▸ What you need to do
Return the lines that follow, exactly as they appear, from the first through the one containing "from matplotlib.ticker import FuncFormatter"; no pictures are to be included.

▸ Recorded information
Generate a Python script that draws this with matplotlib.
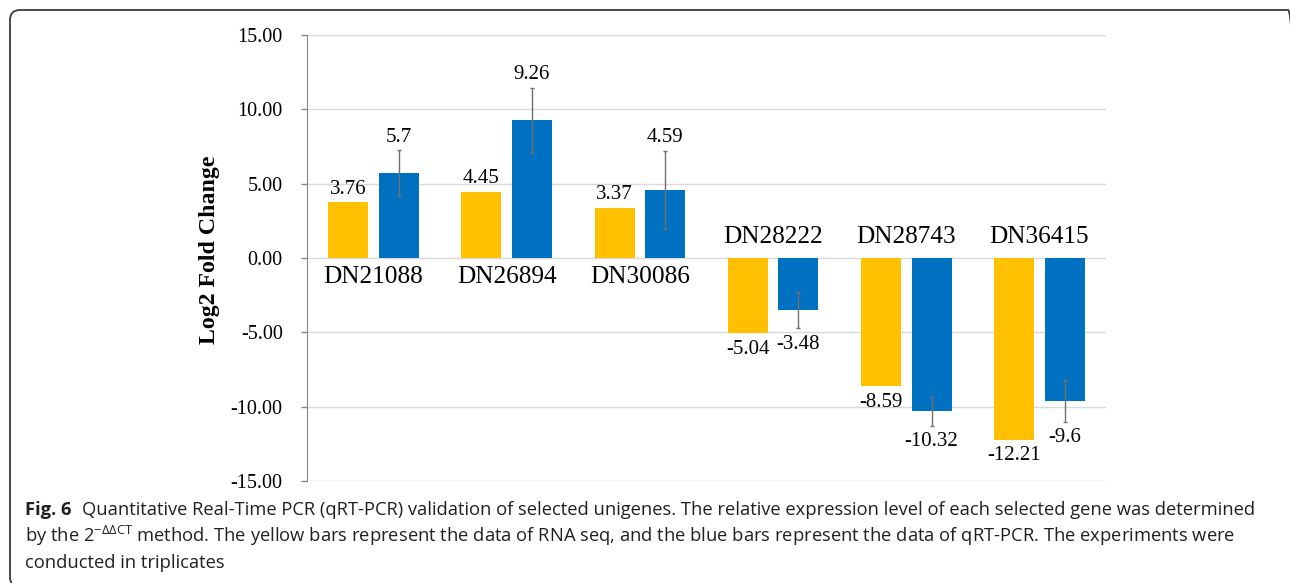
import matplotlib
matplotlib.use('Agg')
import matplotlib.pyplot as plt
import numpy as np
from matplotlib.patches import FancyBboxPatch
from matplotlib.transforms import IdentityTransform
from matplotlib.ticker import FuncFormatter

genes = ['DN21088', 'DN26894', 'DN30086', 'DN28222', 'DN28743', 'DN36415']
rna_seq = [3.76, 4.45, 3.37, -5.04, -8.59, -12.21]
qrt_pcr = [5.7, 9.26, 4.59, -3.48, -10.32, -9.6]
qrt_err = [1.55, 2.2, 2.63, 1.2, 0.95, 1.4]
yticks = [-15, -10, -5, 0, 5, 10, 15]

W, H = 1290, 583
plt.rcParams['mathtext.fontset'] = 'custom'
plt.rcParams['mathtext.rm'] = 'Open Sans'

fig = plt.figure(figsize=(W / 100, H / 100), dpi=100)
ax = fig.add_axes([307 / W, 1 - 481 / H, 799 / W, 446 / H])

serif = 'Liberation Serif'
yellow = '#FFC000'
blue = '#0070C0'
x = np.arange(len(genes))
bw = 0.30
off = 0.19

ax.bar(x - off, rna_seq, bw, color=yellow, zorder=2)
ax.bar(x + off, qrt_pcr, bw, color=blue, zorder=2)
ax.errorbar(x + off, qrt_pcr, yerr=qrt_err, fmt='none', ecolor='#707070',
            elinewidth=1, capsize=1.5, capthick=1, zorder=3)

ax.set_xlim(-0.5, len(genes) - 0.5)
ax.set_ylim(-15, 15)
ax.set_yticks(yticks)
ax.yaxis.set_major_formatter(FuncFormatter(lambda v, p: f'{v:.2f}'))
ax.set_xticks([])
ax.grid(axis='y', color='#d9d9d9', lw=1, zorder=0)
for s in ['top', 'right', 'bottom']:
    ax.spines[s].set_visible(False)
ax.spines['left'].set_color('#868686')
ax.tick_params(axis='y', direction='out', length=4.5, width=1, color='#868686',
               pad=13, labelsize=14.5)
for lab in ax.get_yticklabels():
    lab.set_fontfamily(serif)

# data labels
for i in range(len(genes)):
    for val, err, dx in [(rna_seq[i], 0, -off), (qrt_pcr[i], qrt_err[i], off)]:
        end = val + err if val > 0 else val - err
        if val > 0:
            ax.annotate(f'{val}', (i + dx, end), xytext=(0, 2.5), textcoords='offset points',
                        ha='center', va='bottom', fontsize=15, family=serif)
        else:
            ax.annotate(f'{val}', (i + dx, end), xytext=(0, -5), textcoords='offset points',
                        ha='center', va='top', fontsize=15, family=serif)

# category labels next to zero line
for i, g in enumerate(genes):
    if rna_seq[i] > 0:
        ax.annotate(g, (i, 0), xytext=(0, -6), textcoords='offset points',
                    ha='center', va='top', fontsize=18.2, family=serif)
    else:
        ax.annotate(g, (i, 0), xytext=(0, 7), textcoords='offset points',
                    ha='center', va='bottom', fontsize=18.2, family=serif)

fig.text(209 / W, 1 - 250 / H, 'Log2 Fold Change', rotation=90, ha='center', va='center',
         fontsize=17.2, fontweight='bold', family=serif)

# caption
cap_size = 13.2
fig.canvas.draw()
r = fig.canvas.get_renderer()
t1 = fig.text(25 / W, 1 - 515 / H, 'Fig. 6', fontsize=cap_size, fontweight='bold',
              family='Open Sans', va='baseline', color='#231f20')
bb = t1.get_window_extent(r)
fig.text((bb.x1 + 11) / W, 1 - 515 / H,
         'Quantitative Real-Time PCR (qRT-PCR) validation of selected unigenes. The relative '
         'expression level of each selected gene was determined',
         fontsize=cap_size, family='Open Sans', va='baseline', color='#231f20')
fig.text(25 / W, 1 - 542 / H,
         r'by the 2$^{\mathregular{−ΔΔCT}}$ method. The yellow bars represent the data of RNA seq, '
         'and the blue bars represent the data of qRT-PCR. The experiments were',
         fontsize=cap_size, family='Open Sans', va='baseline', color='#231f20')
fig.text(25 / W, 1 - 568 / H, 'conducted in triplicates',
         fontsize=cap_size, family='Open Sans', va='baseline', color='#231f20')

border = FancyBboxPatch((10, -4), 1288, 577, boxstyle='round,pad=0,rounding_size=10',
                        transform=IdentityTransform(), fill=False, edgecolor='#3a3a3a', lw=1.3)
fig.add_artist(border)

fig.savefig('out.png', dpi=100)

▸ Exercise solution
Generate a Python script that draws this with matplotlib.
import matplotlib
matplotlib.use('Agg')
import matplotlib.pyplot as plt
import numpy as np
from matplotlib.patches import FancyBboxPatch
from matplotlib.transforms import IdentityTransform
from matplotlib.ticker import FuncFormatter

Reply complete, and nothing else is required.